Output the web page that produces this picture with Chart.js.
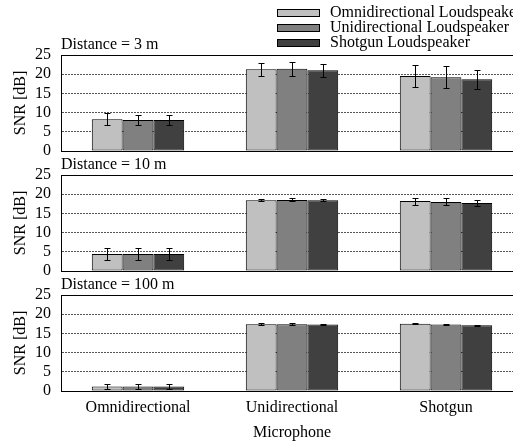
<!DOCTYPE html>
<html><head><meta charset="utf-8">
<script src="https://cdn.jsdelivr.net/npm/chart.js@4.4.1/dist/chart.umd.min.js"></script>
<style>
html,body{margin:0;padding:0;background:#fff;}
#wrap{position:relative;width:513px;height:442px;overflow:hidden;background:#fff;}
.pane{position:absolute;left:0;width:523px;}
canvas{display:block;}
</style></head><body>
<div id="wrap">
  <div class="pane" style="top:0;height:171px"><canvas id="c1" width="523" height="171"></canvas></div>
  <div class="pane" style="top:120px;height:171px"><canvas id="c2" width="523" height="171"></canvas></div>
  <div class="pane" style="top:240px;height:202px"><canvas id="c3" width="523" height="202"></canvas></div>
</div>
<script>
// ---- data ----
const categories = ['Omnidirectional', 'Unidirectional', 'Shotgun'];
const seriesLabels = ['Omnidirectional Loudspeaker', 'Unidirectional Loudspeaker', 'Shotgun Loudspeaker'];
const seriesColors = ['#c0c0c0', '#808080', '#404040'];
const panelTitles = ['Distance = 3 m', 'Distance = 10 m', 'Distance = 100 m'];
const xAxisTitle = 'Microphone';
const yAxisTitle = 'SNR [dB]';
const yTickValues = [0, 5, 10, 15, 20, 25];

// Distance = 3 m
const snr3Omni = [8.3, 21.3, 19.5];
const snr3Uni  = [8.1, 21.4, 19.2];
const snr3Shot = [8.1, 21.0, 18.7];
const err3Omni = [1.6, 1.7, 2.9];
const err3Uni  = [1.4, 1.8, 2.9];
const err3Shot = [1.4, 1.6, 2.5];

// Distance = 10 m
const snr10Omni = [4.4, 18.4, 18.2];
const snr10Uni  = [4.4, 18.5, 18.0];
const snr10Shot = [4.4, 18.4, 17.7];
const err10Omni = [1.5, 0.3, 0.9];
const err10Uni  = [1.5, 0.4, 0.9];
const err10Shot = [1.5, 0.3, 0.8];

// Distance = 100 m
const snr100Omni = [1.2, 17.4, 17.5];
const snr100Uni  = [1.2, 17.4, 17.35];
const snr100Shot = [1.2, 17.35, 17.1];
const err100Omni = [0.7, 0.2, 0.15];
const err100Uni  = [0.7, 0.2, 0.15];
const err100Shot = [0.7, 0.15, 0.2];

const panels = [
  { id: 'c1', title: panelTitles[0], values: [snr3Omni, snr3Uni, snr3Shot], errors: [err3Omni, err3Uni, err3Shot], legend: true, bottom: false },
  { id: 'c2', title: panelTitles[1], values: [snr10Omni, snr10Uni, snr10Shot], errors: [err10Omni, err10Uni, err10Shot], legend: false, bottom: false },
  { id: 'c3', title: panelTitles[2], values: [snr100Omni, snr100Uni, snr100Shot], errors: [err100Omni, err100Uni, err100Shot], legend: false, bottom: true }
];

// ---- styling ----
const FONT = "'Liberation Serif', 'Times New Roman', serif";
const FS = 16;
Chart.defaults.font.family = FONT;
Chart.defaults.font.size = FS;
Chart.defaults.color = '#000';

const errorBarPlugin = {
  id: 'errorBars',
  afterDatasetsDraw(chart) {
    const ctx = chart.ctx;
    const yScale = chart.scales.y;
    ctx.save();
    ctx.strokeStyle = '#000';
    ctx.lineWidth = 1;
    chart.data.datasets.forEach((ds, di) => {
      const meta = chart.getDatasetMeta(di);
      meta.data.forEach((bar, j) => {
        const v = ds.data[j], e = ds.errors[j];
        const x = Math.round(bar.x) + 0.5;
        const yt = Math.round(yScale.getPixelForValue(v + e)) + 0.5;
        const yb = Math.round(yScale.getPixelForValue(v - e)) + 0.5;
        ctx.beginPath();
        ctx.moveTo(x, yt); ctx.lineTo(x, yb);
        ctx.moveTo(x - 3, yt); ctx.lineTo(x + 3, yt);
        ctx.moveTo(x - 3, yb); ctx.lineTo(x + 3, yb);
        ctx.stroke();
      });
    });
    ctx.restore();
  }
};

const stackLegendPlugin = {
  id: 'stackLegend',
  afterDraw(chart, args, opts) {
    if (!opts || !opts.show) return;
    const ctx = chart.ctx;
    ctx.save();
    ctx.font = FS + 'px ' + FONT;
    ctx.textBaseline = 'middle';
    ctx.textAlign = 'left';
    chart.data.datasets.forEach((ds, i) => {
      const cy = opts.rowY[i];
      const top = Math.round(cy - opts.boxH / 2);
      ctx.fillStyle = ds.backgroundColor;
      ctx.fillRect(opts.boxX, top, opts.boxW, opts.boxH);
      ctx.strokeStyle = '#000';
      ctx.lineWidth = 1;
      ctx.strokeRect(opts.boxX + 0.5, top + 0.5, opts.boxW - 1, opts.boxH - 1);
      ctx.fillStyle = '#000';
      ctx.fillText(ds.label, opts.textX, cy);
    });
    ctx.restore();
  }
};

panels.forEach(p => {
  const datasets = seriesLabels.map((lab, i) => ({
    label: lab,
    data: p.values[i],
    errors: p.errors[i],
    backgroundColor: seriesColors[i],
    borderColor: '#000',
    borderWidth: 1,
    borderSkipped: false,
    categoryPercentage: 0.6,
    barPercentage: 1.0
  }));
  new Chart(document.getElementById(p.id), {
    type: 'bar',
    data: { labels: categories, datasets },
    plugins: [errorBarPlugin, stackLegendPlugin],
    options: {
      responsive: false,
      devicePixelRatio: 1,
      animation: false,
      layout: { padding: { top: 34.8, bottom: p.bottom ? 0 : 20, left: 0, right: 0 } },
      plugins: {
        legend: { display: false },
        tooltip: { enabled: false },
        title: {
          display: true, text: p.title, align: 'start', fullSize: false,
          color: '#000', font: { family: FONT, size: FS, weight: 'normal' },
          padding: { top: 0, bottom: 1 }
        },
        stackLegend: { show: p.legend, boxX: 277, boxW: 43, boxH: 8, textX: 330, rowY: [13, 28, 43] }
      },
      scales: {
        x: {
          type: 'category',
          position: 'bottom',
          offset: true,
          grid: { display: false, drawTicks: false },
          border: { display: true, color: '#000', width: 1 },
          ticks: { display: p.bottom, padding: 7, color: '#000', maxRotation: 0, autoSkip: false },
          title: { display: p.bottom, text: xAxisTitle, color: '#000', padding: { top: 0, bottom: 0 } },
          afterFit(scale) { scale.height = p.bottom ? 51 : 0; }
        },
        xTop: {
          type: 'category',
          position: 'top',
          labels: categories,
          grid: { display: false, drawTicks: false },
          border: { display: true, color: '#000', width: 1 },
          ticks: { display: false },
          afterFit(scale) { scale.height = 0; }
        },
        y: {
          min: 0, max: 25,
          afterBuildTicks(scale) { scale.ticks = yTickValues.map(v => ({ value: v })); },
          grid: {
            drawTicks: false,
            color: c => (c.tick && (c.tick.value === 0 || c.tick.value === 25)) ? 'rgba(0,0,0,0)' : '#555',
            lineWidth: 1
          },
          border: { display: true, color: '#000', width: 1, dash: [2, 1] },
          ticks: { padding: 10, color: '#000', autoSkip: false },
          title: { display: true, text: yAxisTitle, color: '#000', padding: { top: 11, bottom: 0 } },
          afterFit(scale) { scale.width = 61; }
        }
      }
    }
  });
});
</script>
</body></html>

# Written request
Repeat all of the data above word for word, minus the pictures.

# Result for this exercise
Output the web page that produces this picture with Chart.js.
<!DOCTYPE html>
<html><head><meta charset="utf-8">
<script src="https://cdn.jsdelivr.net/npm/chart.js@4.4.1/dist/chart.umd.min.js"></script>
<style>
html,body{margin:0;padding:0;background:#fff;}
#wrap{position:relative;width:513px;height:442px;overflow:hidden;background:#fff;}
.pane{position:absolute;left:0;width:523px;}
canvas{display:block;}
</style></head><body>
<div id="wrap">
  <div class="pane" style="top:0;height:171px"><canvas id="c1" width="523" height="171"></canvas></div>
  <div class="pane" style="top:120px;height:171px"><canvas id="c2" width="523" height="171"></canvas></div>
  <div class="pane" style="top:240px;height:202px"><canvas id="c3" width="523" height="202"></canvas></div>
</div>
<script>
// ---- data ----
const categories = ['Omnidirectional', 'Unidirectional', 'Shotgun'];
const seriesLabels = ['Omnidirectional Loudspeaker', 'Unidirectional Loudspeaker', 'Shotgun Loudspeaker'];
const seriesColors = ['#c0c0c0', '#808080', '#404040'];
const panelTitles = ['Distance = 3 m', 'Distance = 10 m', 'Distance = 100 m'];
const xAxisTitle = 'Microphone';
const yAxisTitle = 'SNR [dB]';
const yTickValues = [0, 5, 10, 15, 20, 25];

// Distance = 3 m
const snr3Omni = [8.3, 21.3, 19.5];
const snr3Uni  = [8.1, 21.4, 19.2];
const snr3Shot = [8.1, 21.0, 18.7];
const err3Omni = [1.6, 1.7, 2.9];
const err3Uni  = [1.4, 1.8, 2.9];
const err3Shot = [1.4, 1.6, 2.5];

// Distance = 10 m
const snr10Omni = [4.4, 18.4, 18.2];
const snr10Uni  = [4.4, 18.5, 18.0];
const snr10Shot = [4.4, 18.4, 17.7];
const err10Omni = [1.5, 0.3, 0.9];
const err10Uni  = [1.5, 0.4, 0.9];
const err10Shot = [1.5, 0.3, 0.8];

// Distance = 100 m
const snr100Omni = [1.2, 17.4, 17.5];
const snr100Uni  = [1.2, 17.4, 17.35];
const snr100Shot = [1.2, 17.35, 17.1];
const err100Omni = [0.7, 0.2, 0.15];
const err100Uni  = [0.7, 0.2, 0.15];
const err100Shot = [0.7, 0.15, 0.2];

const panels = [
  { id: 'c1', title: panelTitles[0], values: [snr3Omni, snr3Uni, snr3Shot], errors: [err3Omni, err3Uni, err3Shot], legend: true, bottom: false },
  { id: 'c2', title: panelTitles[1], values: [snr10Omni, snr10Uni, snr10Shot], errors: [err10Omni, err10Uni, err10Shot], legend: false, bottom: false },
  { id: 'c3', title: panelTitles[2], values: [snr100Omni, snr100Uni, snr100Shot], errors: [err100Omni, err100Uni, err100Shot], legend: false, bottom: true }
];

// ---- styling ----
const FONT = "'Liberation Serif', 'Times New Roman', serif";
const FS = 16;
Chart.defaults.font.family = FONT;
Chart.defaults.font.size = FS;
Chart.defaults.color = '#000';

const errorBarPlugin = {
  id: 'errorBars',
  afterDatasetsDraw(chart) {
    const ctx = chart.ctx;
    const yScale = chart.scales.y;
    ctx.save();
    ctx.strokeStyle = '#000';
    ctx.lineWidth = 1;
    chart.data.datasets.forEach((ds, di) => {
      const meta = chart.getDatasetMeta(di);
      meta.data.forEach((bar, j) => {
        const v = ds.data[j], e = ds.errors[j];
        const x = Math.round(bar.x) + 0.5;
        const yt = Math.round(yScale.getPixelForValue(v + e)) + 0.5;
        const yb = Math.round(yScale.getPixelForValue(v - e)) + 0.5;
        ctx.beginPath();
        ctx.moveTo(x, yt); ctx.lineTo(x, yb);
        ctx.moveTo(x - 3, yt); ctx.lineTo(x + 3, yt);
        ctx.moveTo(x - 3, yb); ctx.lineTo(x + 3, yb);
        ctx.stroke();
      });
    });
    ctx.restore();
  }
};

const stackLegendPlugin = {
  id: 'stackLegend',
  afterDraw(chart, args, opts) {
    if (!opts || !opts.show) return;
    const ctx = chart.ctx;
    ctx.save();
    ctx.font = FS + 'px ' + FONT;
    ctx.textBaseline = 'middle';
    ctx.textAlign = 'left';
    chart.data.datasets.forEach((ds, i) => {
      const cy = opts.rowY[i];
      const top = Math.round(cy - opts.boxH / 2);
      ctx.fillStyle = ds.backgroundColor;
      ctx.fillRect(opts.boxX, top, opts.boxW, opts.boxH);
      ctx.strokeStyle = '#000';
      ctx.lineWidth = 1;
      ctx.strokeRect(opts.boxX + 0.5, top + 0.5, opts.boxW - 1, opts.boxH - 1);
      ctx.fillStyle = '#000';
      ctx.fillText(ds.label, opts.textX, cy);
    });
    ctx.restore();
  }
};

panels.forEach(p => {
  const datasets = seriesLabels.map((lab, i) => ({
    label: lab,
    data: p.values[i],
    errors: p.errors[i],
    backgroundColor: seriesColors[i],
    borderColor: '#000',
    borderWidth: 1,
    borderSkipped: false,
    categoryPercentage: 0.6,
    barPercentage: 1.0
  }));
  new Chart(document.getElementById(p.id), {
    type: 'bar',
    data: { labels: categories, datasets },
    plugins: [errorBarPlugin, stackLegendPlugin],
    options: {
      responsive: false,
      devicePixelRatio: 1,
      animation: false,
      layout: { padding: { top: 34.8, bottom: p.bottom ? 0 : 20, left: 0, right: 0 } },
      plugins: {
        legend: { display: false },
        tooltip: { enabled: false },
        title: {
          display: true, text: p.title, align: 'start', fullSize: false,
          color: '#000', font: { family: FONT, size: FS, weight: 'normal' },
          padding: { top: 0, bottom: 1 }
        },
        stackLegend: { show: p.legend, boxX: 277, boxW: 43, boxH: 8, textX: 330, rowY: [13, 28, 43] }
      },
      scales: {
        x: {
          type: 'category',
          position: 'bottom',
          offset: true,
          grid: { display: false, drawTicks: false },
          border: { display: true, color: '#000', width: 1 },
          ticks: { display: p.bottom, padding: 7, color: '#000', maxRotation: 0, autoSkip: false },
          title: { display: p.bottom, text: xAxisTitle, color: '#000', padding: { top: 0, bottom: 0 } },
          afterFit(scale) { scale.height = p.bottom ? 51 : 0; }
        },
        xTop: {
          type: 'category',
          position: 'top',
          labels: categories,
          grid: { display: false, drawTicks: false },
          border: { display: true, color: '#000', width: 1 },
          ticks: { display: false },
          afterFit(scale) { scale.height = 0; }
        },
        y: {
          min: 0, max: 25,
          afterBuildTicks(scale) { scale.ticks = yTickValues.map(v => ({ value: v })); },
          grid: {
            drawTicks: false,
            color: c => (c.tick && (c.tick.value === 0 || c.tick.value === 25)) ? 'rgba(0,0,0,0)' : '#555',
            lineWidth: 1
          },
          border: { display: true, color: '#000', width: 1, dash: [2, 1] },
          ticks: { padding: 10, color: '#000', autoSkip: false },
          title: { display: true, text: yAxisTitle, color: '#000', padding: { top: 11, bottom: 0 } },
          afterFit(scale) { scale.width = 61; }
        }
      }
    }
  });
});
</script>
</body></html>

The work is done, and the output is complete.